Quand le silence reprend ses droits, à peine une minute plus tard, je saute enfin du lit et fonce dans la chambre des enfants. Ils dorment encore. Ils n’ont rien senti. Soulagée, je me recouche. J’ai comme l’esprit et le corps anesthésiés. Je suis cotonneuse. Engourdie. Comme frappée par les secousses. Etouffée par la terre. Elle a grondé et moi je suis pétrifiée. Comme une enfant à qui on a fait de grosses remontrances. Il me faut d’ailleurs un certain temps pour sortir de ma torpeur. Je vis une sensation étrange et nouvelle. Un sentiment de peur mêlé à un réel soulagement et à une pointe d’excitation. Je viens de vivre un tremblement de terre et ça, c’est fuckin’ pas banal !

Peu à peu, je reprends possession de mon corps et retrouve mes esprits. Quelques clics plus tard, je découvre un site qui répertorie chaque secousse terrestre.

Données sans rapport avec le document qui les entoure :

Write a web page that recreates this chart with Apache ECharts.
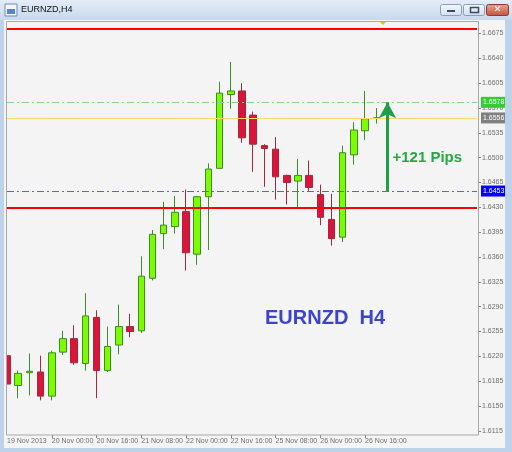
<!DOCTYPE html>
<html>
<head>
<meta charset="utf-8">
<script src="https://cdn.jsdelivr.net/npm/echarts@6/dist/echarts.min.js"></script>
<style>html,body{margin:0;padding:0;background:#F4F4F4}#c{width:512px;height:452px}</style>
</head>
<body>
<div id="c"></div>
<script>
// Bar times (H4). Trailing entries are empty future bars (chart shift space).
const categories = [
  '19 Nov 08:00','19 Nov 12:00','19 Nov 16:00','19 Nov 20:00',
  '20 Nov 00:00','20 Nov 04:00','20 Nov 08:00','20 Nov 12:00',
  '20 Nov 16:00','20 Nov 20:00','21 Nov 00:00','21 Nov 04:00',
  '21 Nov 08:00','21 Nov 12:00','21 Nov 16:00','21 Nov 20:00',
  '22 Nov 00:00','22 Nov 04:00','22 Nov 08:00','22 Nov 12:00',
  '22 Nov 16:00','22 Nov 20:00','25 Nov 00:00','25 Nov 04:00',
  '25 Nov 08:00','25 Nov 12:00','25 Nov 16:00','25 Nov 20:00',
  '26 Nov 00:00','26 Nov 04:00','26 Nov 08:00','26 Nov 12:00',
  '26 Nov 16:00','26 Nov 20:00',
  '27 Nov 00:00','27 Nov 04:00','27 Nov 08:00','27 Nov 12:00',
  '27 Nov 16:00','27 Nov 20:00','28 Nov 00:00','28 Nov 04:00','28 Nov 08:00'
];
const firstLabel = '19 Nov 2013';
const opens  = [1.6221,1.6179,1.6197,1.6198,1.6164,1.6226,1.6245,1.6210,1.6275,1.6200,1.6236,1.6262,1.6256,1.6330,1.6393,1.6403,1.6424,1.6364,1.6445,1.6485,1.6589,1.6594,1.6560,1.6517,1.6512,1.6475,1.6467,1.6475,1.6448,1.6413,1.6388,1.6504,1.6538,1.6556];
const highs  = [1.6230,1.6200,1.6224,1.6221,1.6228,1.6256,1.6264,1.6309,1.6285,1.6262,1.6293,1.6280,1.6361,1.6398,1.6438,1.6446,1.6455,1.6446,1.6492,1.6607,1.6635,1.6605,1.6565,1.6519,1.6529,1.6476,1.6498,1.6496,1.6462,1.6449,1.6517,1.6550,1.6594,1.6570];
const lows   = [1.6161,1.6161,1.6165,1.6158,1.6158,1.6222,1.6208,1.6200,1.6161,1.6198,1.6223,1.6247,1.6253,1.6327,1.6371,1.6393,1.6341,1.6349,1.6370,1.6484,1.6569,1.6521,1.6480,1.6459,1.6441,1.6434,1.6430,1.6453,1.6405,1.6376,1.6381,1.6490,1.6525,1.6548];
const closes = [1.6181,1.6196,1.6199,1.6164,1.6225,1.6245,1.6211,1.6277,1.6200,1.6234,1.6262,1.6255,1.6333,1.6392,1.6405,1.6423,1.6366,1.6445,1.6484,1.6591,1.6594,1.6528,1.6519,1.6513,1.6473,1.6465,1.6475,1.6458,1.6416,1.6386,1.6507,1.6539,1.6555,1.6556];

const yTicks = [1.6115,1.6150,1.6185,1.6220,1.6255,1.6290,1.6325,1.6360,1.6395,1.6430,1.6465,1.6500,1.6535,1.6570,1.6605,1.6640,1.6675];
const yMin = 1.61092, yMax = 1.66912;

const resistanceLevel = 1.6682;
const supportLevel = 1.6430;
const highLevel = 1.6578;
const bidLevel = 1.6556;
const lowLevel = 1.6453;
const arrowBar = 34;
const pipsText = '+121 Pips';
const pipsLevel = 1.6500;
const chartTitle = 'EURNZD  H4';
const windowTitle = 'EURNZD,H4';

const candleData = opens.map((o, i) => [o, closes[i], lows[i], highs[i]]);

const chart = echarts.init(document.getElementById('c'), null, {renderer: 'canvas'});
const FONT = 'Liberation Sans';
const axisGray = '#6e6e6e';

function boxLabel(bg) {
  return {
    show: true, position: 'end', distance: 4,
    formatter: p => Number(p.value).toFixed(4),
    backgroundColor: bg, color: '#ffffff', fontFamily: FONT, fontSize: 7,
    padding: [2, 2, 1, 2], lineHeight: 8
  };
}

chart.setOption({
  animation: false,
  backgroundColor: '#F4F4F4',
  grid: {left: 7, top: 22, right: 35, bottom: 17, containLabel: false},
  xAxis: {
    type: 'category',
    data: categories,
    boundaryGap: false,
    axisLine: {show: false},
    axisTick: {
      show: true, length: 3, lineStyle: {color: '#808080'},
      interval: (i) => i % 4 === 0 && i > 0 && i < opens.length
    },
    axisLabel: {
      show: true, align: 'left', margin: 3, color: axisGray, fontFamily: FONT, fontSize: 7,
      interval: (i) => i % 4 === 0 && i < opens.length,
      formatter: (v, i) => i === 0 ? firstLabel : v
    },
    splitLine: {show: false}
  },
  yAxis: {
    type: 'value',
    position: 'right',
    offset: 2,
    min: yMin, max: yMax,
    scale: true,
    axisLine: {show: false},
    axisTick: {show: true, length: 2, lineStyle: {color: '#808080'}, customValues: yTicks},
    axisLabel: {
      show: true, margin: 3, color: axisGray, fontFamily: FONT, fontSize: 7,
      customValues: yTicks, formatter: v => Number(v).toFixed(4)
    },
    splitLine: {show: false}
  },
  series: [{
    type: 'candlestick',
    data: candleData,
    barWidth: 7,
    clip: true,
    itemStyle: {
      color: '#7CFC00', color0: '#DC143C',
      borderColor: '#3C8C2A', borderColor0: '#9E2A3A', borderWidth: 1
    },
    markLine: {
      silent: true, symbol: 'none', animation: false, precision: 4,
      data: [
        {yAxis: resistanceLevel, lineStyle: {color: '#FF0000', width: 2, type: 'solid'}, label: {show: false}},
        {yAxis: supportLevel, lineStyle: {color: '#FF0000', width: 2, type: 'solid'}, label: {show: false}},
        {yAxis: bidLevel, lineStyle: {color: '#FFD966', width: 1, type: 'solid'}, label: boxLabel('#808080')},
        {yAxis: highLevel, lineStyle: {color: '#86D486', width: 1, type: [7, 3, 2, 3]}, label: boxLabel('#33CC33')},
        {yAxis: lowLevel, lineStyle: {color: '#5C5CEE', width: 1, type: [7, 3, 2, 3]}, label: boxLabel('#0000FF')},
        [
          {coord: [arrowBar, lowLevel], symbol: 'none'},
          {coord: [arrowBar, highLevel], symbol: 'arrow', symbolSize: [13, 16],
           lineStyle: {color: '#1FA048', width: 3, type: 'solid'}, label: {show: false}}
        ]
      ]
    },
    markPoint: {
      silent: true, animation: false,
      data: [{
        coord: [arrowBar, pipsLevel], symbol: 'circle', symbolSize: 0,
        itemStyle: {color: 'rgba(0,0,0,0)'},
        label: {show: true, position: 'right', distance: 5, formatter: pipsText,
          color: '#27A844', fontFamily: FONT, fontWeight: 'bold', fontSize: 15}
      }]
    }
  }],
  graphic: [
    // cover left overflow of first candle (plot clipping)
    {type: 'rect', shape: {x: 0, y: 20, width: 6.5, height: 432}, z: 9, style: {fill: '#F4F4F4'}},
    // window title bar
    {type: 'rect', shape: {x: 0, y: 0, width: 512, height: 20}, z: 10,
     style: {fill: new echarts.graphic.LinearGradient(0, 0, 0, 1, [{offset: 0, color: '#E4EDF8'}, {offset: 1, color: '#C8D8EC'}])}},
    {type: 'rect', shape: {x: 0, y: 20, width: 4, height: 432}, z: 10, style: {fill: '#BED2EA'}},
    {type: 'rect', shape: {x: 505, y: 20, width: 7, height: 432}, z: 10, style: {fill: '#BED2EA'}},
    {type: 'rect', shape: {x: 0, y: 448, width: 512, height: 4}, z: 10, style: {fill: '#BED2EA'}},
    {type: 'rect', shape: {x: 5, y: 4, width: 12, height: 12}, z: 11, style: {fill: '#F2F6FC', stroke: '#6D8DB5', lineWidth: 1}},
    {type: 'rect', shape: {x: 7, y: 9, width: 8, height: 5}, z: 12, style: {fill: '#5B86C4'}},
    {type: 'text', x: 21, y: 10, z: 11, style: {text: windowTitle, fill: '#111', font: '9px ' + FONT, verticalAlign: 'middle'}},
    {type: 'rect', shape: {x: 440.5, y: 4.5, width: 21, height: 11, r: 2}, z: 11,
     style: {fill: new echarts.graphic.LinearGradient(0, 0, 0, 1, [{offset: 0, color: '#F5F8FC'}, {offset: 1, color: '#D2DEEE'}]), stroke: '#8A9FBB'}},
    {type: 'rect', shape: {x: 447, y: 10, width: 8, height: 2}, z: 12, style: {fill: '#3B4A62'}},
    {type: 'rect', shape: {x: 463.5, y: 4.5, width: 21, height: 11, r: 2}, z: 11,
     style: {fill: new echarts.graphic.LinearGradient(0, 0, 0, 1, [{offset: 0, color: '#F5F8FC'}, {offset: 1, color: '#D2DEEE'}]), stroke: '#8A9FBB'}},
    {type: 'rect', shape: {x: 470.5, y: 7.5, width: 8, height: 5}, z: 12, style: {fill: 'none', stroke: '#3B4A62', lineWidth: 1.5}},
    {type: 'rect', shape: {x: 486.5, y: 4.5, width: 22, height: 11, r: 2}, z: 11,
     style: {fill: new echarts.graphic.LinearGradient(0, 0, 0, 1, [{offset: 0, color: '#E8A796'}, {offset: 1, color: '#C4503B'}]), stroke: '#8C3B2E'}},
    {type: 'text', x: 497.5, y: 10, z: 12, style: {text: '✕', fill: '#fff', font: 'bold 9px DejaVu Sans', align: 'center', verticalAlign: 'middle'}},
    // plot frame
    {type: 'rect', shape: {x: 6.5, y: 21.5, width: 472, height: 413.5}, z: 10, silent: true,
     style: {fill: 'none', stroke: '#A8A8A8', lineWidth: 1}},
    {type: 'polygon', shape: {points: [[380, 22], [386, 22], [383, 25]]}, z: 11, style: {fill: '#E6C200'}},
    // chart label
    {type: 'text', x: 265, y: 318, z: 11,
     style: {text: chartTitle, fill: '#3A45CC', font: 'bold 20px ' + FONT, verticalAlign: 'middle'}}
  ]
});
</script>
</body>
</html>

Celles du jour comme celles des jours précédents ou du mois précédent… Car ici, la terre est agitée au quotidien. Même si c’est insensible. Ce jour-là, l’épicentre du séisme se situe à une vingtaine de kilomètres de la maison (à Piedmont) et à 4 km de profondeur, sur la faille de Hayward. Une magnitude de 4, c’est plutôt faible mais très nettement ressentie en habitant si proche.

Drop, Cover and Hold on !

Drop, Cover and Hold On!

Je me suis alors instantanément demandée si je pourrais vivre sur une terre qui se manifeste autant… J’ai imaginé rentrer. Chez moi. En France. Me réfugier dans ma petite banlieue parisienne, loin de ces grognements. Parce que comment dormir sereinement, apprivoiser la crainte du pire et ce sentiment fou qui t’attrape lors des secousses ? Il m’a fallu quelques jours pour m’interroger et interroger l’environnement. Décrypter. Comprendre. Et puis la réponse a émergé peu à peu. Oui, je peux vivre sur cette terre ronronnante. Biensûr, je peux apprendre à dompter ma peur. Ici, quasiment personne n’a d’ailleurs fait l’écho de ce séisme. Les californiens sont habitués. Préparés. Ils vivent avec cette terre. Ils l’aiment. L’acceptent. La respectent. Leurs villes s’unissent à une nature dominante. Pour le meilleur et pour le pire… Et ça, je trouve ça intense de le ressentir. On cohabite mais ça reste son empire. Son œuvre.  J’avais tendance à l’oublier dans mon environnement citadin. Ce tremblement de terre m’a remise à ma place…

Alors, j’ai fait comme tout le monde ici. J’ai préparé un kit de survie (eau, lampe torche, conserves, barres de céréales, argent liquide et radio), j’ai découvert les attitudes principales à adopter (se protéger la tête, loin des fenêtres, sous un oreiller ou une couette etc.) et peu à peu, j’ai intégré l’idée. En fait, ce baptême de terre m’a permis de me poser la question : as tu envie de vivre ici, oui ou non ? Veux tu épouser cette nouvelle terre d’accueil, oui ou non ? Acceptes tu de découvrir une nature aussi époustouflante que très active et de ressentir la croûte terrestre sous tes pas ?

Oui, je le veux ! Et c’est un mariage mûri et ému.

Le 17 août 2015. 6h49. Un tremblement de terre marque le début d’une nouvelle union, le cœur battant et déjà en partie conquis. Vibrant.